Кот Тит растолстел. Я спал в яме под домом, он пришел ночью, лег мне на грудь, и меня всю ночь душили кошмары, я его шугал, но он упрямо лез на меня греться, плотный и тяжелый, как поросенок.
В оставленных домах развелось пропасть крыс и мышей. Тит охотился по сараям, а в свободное время спал, и ему единственному, кажется, приход фронта пошел на пользу. Он был одинок, потому что вокруг не осталось ни кошки, ни собаки.
Утром я проснулся от стрельбы. По небу опять дугами пошли штурмовики. Повторялось то же, что и третьего ноября, но была разница.
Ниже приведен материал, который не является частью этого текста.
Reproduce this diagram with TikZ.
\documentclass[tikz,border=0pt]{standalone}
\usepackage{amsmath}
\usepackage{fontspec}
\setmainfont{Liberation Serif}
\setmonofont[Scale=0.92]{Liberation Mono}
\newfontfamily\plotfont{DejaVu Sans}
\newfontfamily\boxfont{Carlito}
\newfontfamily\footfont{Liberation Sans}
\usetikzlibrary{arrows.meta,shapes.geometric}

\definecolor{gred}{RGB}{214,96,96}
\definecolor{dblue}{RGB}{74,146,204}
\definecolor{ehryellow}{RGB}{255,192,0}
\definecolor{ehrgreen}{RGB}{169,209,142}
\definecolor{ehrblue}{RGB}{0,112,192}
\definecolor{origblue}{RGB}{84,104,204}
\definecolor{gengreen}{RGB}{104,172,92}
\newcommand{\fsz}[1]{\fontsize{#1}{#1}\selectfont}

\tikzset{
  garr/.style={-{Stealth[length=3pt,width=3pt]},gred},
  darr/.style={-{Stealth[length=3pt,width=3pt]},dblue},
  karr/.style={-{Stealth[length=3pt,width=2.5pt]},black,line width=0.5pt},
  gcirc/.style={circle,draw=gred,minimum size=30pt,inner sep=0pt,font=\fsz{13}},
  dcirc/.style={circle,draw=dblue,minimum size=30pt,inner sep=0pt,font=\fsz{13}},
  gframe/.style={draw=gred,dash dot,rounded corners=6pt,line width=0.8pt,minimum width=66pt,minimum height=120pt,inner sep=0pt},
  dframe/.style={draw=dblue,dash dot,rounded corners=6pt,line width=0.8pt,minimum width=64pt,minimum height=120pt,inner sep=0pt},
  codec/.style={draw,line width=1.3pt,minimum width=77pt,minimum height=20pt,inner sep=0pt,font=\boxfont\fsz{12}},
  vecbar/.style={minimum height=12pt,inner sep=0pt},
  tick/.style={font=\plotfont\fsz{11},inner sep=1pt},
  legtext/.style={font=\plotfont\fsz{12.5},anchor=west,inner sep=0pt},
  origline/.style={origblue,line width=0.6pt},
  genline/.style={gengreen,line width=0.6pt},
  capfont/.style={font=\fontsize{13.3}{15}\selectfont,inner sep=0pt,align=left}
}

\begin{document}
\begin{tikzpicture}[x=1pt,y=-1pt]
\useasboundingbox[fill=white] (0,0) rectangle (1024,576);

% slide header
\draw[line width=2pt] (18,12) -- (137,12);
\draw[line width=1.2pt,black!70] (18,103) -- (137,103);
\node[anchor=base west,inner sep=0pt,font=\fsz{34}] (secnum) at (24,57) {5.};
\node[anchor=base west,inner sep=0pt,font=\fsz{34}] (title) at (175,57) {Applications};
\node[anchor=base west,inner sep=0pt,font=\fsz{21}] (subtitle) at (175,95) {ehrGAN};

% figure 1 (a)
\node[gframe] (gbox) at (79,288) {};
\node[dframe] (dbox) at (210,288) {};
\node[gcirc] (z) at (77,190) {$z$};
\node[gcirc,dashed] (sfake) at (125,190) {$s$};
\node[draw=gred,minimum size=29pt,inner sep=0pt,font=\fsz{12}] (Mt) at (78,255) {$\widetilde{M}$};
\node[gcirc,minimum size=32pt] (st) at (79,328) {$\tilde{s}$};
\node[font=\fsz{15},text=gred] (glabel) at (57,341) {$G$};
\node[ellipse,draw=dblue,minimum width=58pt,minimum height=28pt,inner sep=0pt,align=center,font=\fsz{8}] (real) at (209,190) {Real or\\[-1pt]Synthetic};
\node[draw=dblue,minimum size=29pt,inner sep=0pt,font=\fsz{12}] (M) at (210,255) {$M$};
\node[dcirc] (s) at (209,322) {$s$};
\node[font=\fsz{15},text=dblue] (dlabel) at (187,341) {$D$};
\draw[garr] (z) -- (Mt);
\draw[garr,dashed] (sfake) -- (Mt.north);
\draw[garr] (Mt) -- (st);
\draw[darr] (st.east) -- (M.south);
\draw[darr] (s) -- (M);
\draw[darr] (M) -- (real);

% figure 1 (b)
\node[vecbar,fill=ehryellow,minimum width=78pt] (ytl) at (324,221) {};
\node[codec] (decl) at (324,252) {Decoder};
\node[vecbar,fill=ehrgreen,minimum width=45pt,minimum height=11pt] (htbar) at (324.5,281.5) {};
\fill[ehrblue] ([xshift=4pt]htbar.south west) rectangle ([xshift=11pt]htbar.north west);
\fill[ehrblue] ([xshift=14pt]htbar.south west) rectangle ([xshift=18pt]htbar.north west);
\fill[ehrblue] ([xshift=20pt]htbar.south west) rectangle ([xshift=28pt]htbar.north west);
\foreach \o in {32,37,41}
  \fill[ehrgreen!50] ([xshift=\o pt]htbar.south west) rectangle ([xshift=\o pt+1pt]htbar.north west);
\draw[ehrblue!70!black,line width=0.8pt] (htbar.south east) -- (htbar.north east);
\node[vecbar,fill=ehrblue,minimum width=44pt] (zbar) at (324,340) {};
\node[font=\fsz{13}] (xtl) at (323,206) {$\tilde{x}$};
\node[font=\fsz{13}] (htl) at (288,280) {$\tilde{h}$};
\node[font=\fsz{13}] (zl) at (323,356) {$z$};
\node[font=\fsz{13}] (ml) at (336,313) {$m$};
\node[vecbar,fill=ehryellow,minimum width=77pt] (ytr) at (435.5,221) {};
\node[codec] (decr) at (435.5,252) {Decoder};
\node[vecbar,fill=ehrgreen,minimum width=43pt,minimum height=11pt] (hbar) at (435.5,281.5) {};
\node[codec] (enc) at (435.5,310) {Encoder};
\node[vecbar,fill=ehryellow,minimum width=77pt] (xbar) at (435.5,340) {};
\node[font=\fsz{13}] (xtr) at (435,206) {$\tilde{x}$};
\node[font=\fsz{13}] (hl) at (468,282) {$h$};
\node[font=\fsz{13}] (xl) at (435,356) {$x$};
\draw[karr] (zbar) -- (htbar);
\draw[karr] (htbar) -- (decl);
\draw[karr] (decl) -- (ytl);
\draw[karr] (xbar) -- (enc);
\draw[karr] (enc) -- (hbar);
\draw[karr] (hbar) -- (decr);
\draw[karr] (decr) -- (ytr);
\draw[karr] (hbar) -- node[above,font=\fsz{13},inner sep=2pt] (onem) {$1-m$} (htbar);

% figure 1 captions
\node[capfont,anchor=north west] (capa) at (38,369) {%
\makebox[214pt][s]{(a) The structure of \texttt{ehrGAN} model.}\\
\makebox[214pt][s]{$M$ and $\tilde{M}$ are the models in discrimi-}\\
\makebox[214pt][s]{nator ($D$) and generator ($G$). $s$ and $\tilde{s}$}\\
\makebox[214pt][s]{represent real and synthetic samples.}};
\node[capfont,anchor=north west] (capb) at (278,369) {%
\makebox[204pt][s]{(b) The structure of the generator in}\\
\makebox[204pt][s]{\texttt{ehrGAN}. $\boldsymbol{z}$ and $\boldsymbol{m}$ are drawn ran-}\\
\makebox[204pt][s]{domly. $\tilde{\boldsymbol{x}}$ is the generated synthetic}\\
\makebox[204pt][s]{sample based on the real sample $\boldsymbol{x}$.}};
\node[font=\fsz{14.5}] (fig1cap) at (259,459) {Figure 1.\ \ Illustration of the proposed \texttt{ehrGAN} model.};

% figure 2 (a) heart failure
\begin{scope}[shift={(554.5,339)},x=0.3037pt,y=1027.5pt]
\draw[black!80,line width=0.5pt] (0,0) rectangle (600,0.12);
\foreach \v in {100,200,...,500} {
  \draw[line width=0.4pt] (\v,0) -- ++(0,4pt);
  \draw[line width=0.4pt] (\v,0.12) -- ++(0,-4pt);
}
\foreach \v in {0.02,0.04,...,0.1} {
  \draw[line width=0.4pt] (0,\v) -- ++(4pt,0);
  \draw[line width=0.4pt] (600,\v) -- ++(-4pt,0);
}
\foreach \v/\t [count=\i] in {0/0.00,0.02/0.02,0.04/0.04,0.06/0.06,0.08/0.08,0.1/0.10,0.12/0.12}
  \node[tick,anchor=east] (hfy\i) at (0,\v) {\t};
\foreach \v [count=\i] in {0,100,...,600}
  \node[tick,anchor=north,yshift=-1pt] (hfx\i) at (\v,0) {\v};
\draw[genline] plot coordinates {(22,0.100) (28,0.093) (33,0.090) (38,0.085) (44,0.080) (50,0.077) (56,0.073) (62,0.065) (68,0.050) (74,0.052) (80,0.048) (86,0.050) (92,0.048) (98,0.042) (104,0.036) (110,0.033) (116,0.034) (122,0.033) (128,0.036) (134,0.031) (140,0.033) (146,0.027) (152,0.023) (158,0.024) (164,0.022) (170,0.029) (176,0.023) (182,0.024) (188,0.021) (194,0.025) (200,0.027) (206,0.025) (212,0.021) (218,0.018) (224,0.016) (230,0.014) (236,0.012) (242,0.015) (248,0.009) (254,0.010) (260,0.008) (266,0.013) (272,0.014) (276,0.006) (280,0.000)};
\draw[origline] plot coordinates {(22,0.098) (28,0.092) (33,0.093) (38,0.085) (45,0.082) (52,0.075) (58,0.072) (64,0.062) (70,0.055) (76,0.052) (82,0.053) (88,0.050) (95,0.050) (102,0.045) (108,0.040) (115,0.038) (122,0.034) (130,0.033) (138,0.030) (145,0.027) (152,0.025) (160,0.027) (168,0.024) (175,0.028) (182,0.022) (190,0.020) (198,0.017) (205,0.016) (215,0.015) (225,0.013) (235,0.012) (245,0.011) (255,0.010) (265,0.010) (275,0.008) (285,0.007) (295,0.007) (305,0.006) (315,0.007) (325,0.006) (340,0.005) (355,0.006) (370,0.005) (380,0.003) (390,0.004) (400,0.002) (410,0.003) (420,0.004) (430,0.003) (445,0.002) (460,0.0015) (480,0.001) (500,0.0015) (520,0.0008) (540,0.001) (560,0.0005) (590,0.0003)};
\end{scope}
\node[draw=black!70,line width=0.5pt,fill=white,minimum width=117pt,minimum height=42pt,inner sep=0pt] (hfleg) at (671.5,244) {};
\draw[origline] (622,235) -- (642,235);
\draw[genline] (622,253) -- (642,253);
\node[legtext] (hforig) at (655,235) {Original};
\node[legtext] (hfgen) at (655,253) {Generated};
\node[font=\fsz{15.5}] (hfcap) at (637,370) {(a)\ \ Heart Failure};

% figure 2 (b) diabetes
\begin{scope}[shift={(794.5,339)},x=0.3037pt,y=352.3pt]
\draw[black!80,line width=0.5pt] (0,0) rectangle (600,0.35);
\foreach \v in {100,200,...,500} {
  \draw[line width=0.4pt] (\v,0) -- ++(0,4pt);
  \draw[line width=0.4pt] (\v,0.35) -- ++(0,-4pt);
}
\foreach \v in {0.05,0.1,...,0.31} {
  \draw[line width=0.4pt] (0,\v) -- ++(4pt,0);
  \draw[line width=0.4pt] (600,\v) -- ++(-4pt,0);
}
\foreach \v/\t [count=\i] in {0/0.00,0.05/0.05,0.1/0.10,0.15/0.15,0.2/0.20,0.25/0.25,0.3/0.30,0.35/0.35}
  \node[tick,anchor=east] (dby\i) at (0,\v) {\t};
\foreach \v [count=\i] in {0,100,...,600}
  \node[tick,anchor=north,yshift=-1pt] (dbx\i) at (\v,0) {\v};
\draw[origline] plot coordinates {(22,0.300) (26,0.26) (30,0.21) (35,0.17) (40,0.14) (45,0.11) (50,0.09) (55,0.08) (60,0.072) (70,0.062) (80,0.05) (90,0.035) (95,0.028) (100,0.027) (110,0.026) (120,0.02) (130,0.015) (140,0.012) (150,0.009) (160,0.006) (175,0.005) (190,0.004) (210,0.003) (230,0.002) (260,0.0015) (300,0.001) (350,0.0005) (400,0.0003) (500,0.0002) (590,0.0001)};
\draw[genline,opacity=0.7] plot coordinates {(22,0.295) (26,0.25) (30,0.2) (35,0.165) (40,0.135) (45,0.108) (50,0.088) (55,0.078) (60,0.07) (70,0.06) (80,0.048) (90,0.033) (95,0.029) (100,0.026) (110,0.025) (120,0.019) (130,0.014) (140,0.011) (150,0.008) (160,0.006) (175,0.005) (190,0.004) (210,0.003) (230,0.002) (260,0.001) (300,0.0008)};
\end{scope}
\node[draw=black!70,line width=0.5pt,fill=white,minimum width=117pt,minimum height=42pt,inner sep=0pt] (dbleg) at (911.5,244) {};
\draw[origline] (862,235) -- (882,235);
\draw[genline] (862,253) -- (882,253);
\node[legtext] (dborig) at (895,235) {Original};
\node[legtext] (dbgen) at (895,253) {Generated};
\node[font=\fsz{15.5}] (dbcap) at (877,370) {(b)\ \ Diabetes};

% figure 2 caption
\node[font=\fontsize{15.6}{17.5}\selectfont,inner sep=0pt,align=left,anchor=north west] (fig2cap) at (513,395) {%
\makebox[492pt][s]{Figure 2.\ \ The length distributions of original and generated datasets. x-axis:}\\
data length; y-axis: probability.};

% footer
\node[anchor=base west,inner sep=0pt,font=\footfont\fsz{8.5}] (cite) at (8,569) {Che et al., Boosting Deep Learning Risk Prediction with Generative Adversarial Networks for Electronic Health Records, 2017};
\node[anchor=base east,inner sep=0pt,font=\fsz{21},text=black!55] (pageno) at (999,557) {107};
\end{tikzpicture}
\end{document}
Нервы у немцев не выдерживали. Едва слышался самолет, они бросались кто куда. Штурмовики летали над самой землей и безнаказанно работали, словно поля ядохимикатами обрабатывали.
Опять артиллеристов поднял связной, опять они выехали в Пущу-Водицу. Вездеходы, которые уцелели, двинулись от школы. В полдень на огороде другие артиллеристы установили орудие и принялись палить через насыпь. Они стреляли так часто, словно перевыполняли план, но позорно разбегались при звуке самолета. Я не выдавал себя, только в щель наблюдал: как они заряжают, лязгают затвором, как отлетают звонкие золотистые гильзы. Думал: ладно, вот смоетесь, уж эти гильзы все мои будут.
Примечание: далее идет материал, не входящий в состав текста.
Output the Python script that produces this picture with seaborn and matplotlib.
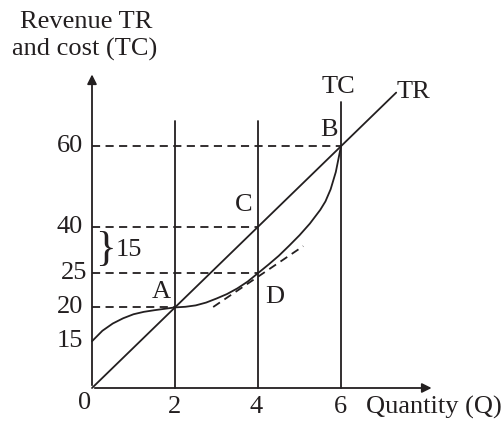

Стрельба этого орудия, как и других, беспокоила меня уже не больше, чем шум трамвая. Когда летала «черная смерть», было хуже, но я исправно куда-нибудь кидался, потом вылезал, определял новые воронки и удивлялся, что хата все цела и цела.
Я обнаружил кота Тита в сарае, совершенно игнорирующего войну, взял его, сонного, в охапку, отнес в окоп, устроил там на мешке – он мирно спал себе, даже ухом не ведя при разрывах.
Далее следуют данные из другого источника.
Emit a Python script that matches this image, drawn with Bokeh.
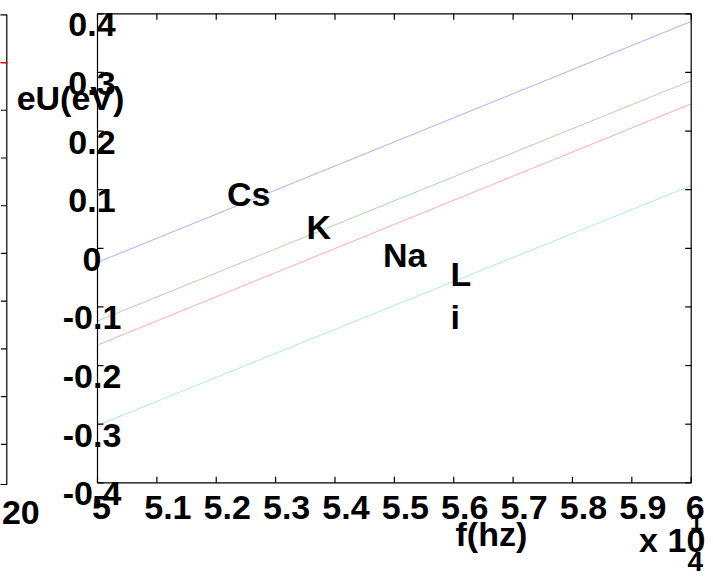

Мать меня не точила: мол не вылезай да не выглядывай, и потом она совсем растерялась. Откуда знать, где тебя шарахнет: шарахало всюду. Я в окоп бегу, а она навстречу из окопа в хату, смех и горе, одна надежда на удачу. Это настолько в нее въелось, что и потом, когда я отчаянно бродил среди минных полей, занимался разрядкой бомб и взрывами, она не ругала меня, перестала запрещать. От жизни, постоянно насыщенной страхом, в ней словно что-то сломалось. Она почти не видела в жизни другого. Только один я у нее был, она так беспокоилась обо мне прежде, так переживала, а поводам все не было конца, – что это перешло в противоположность, иначе обыкновенной душе не выдержать.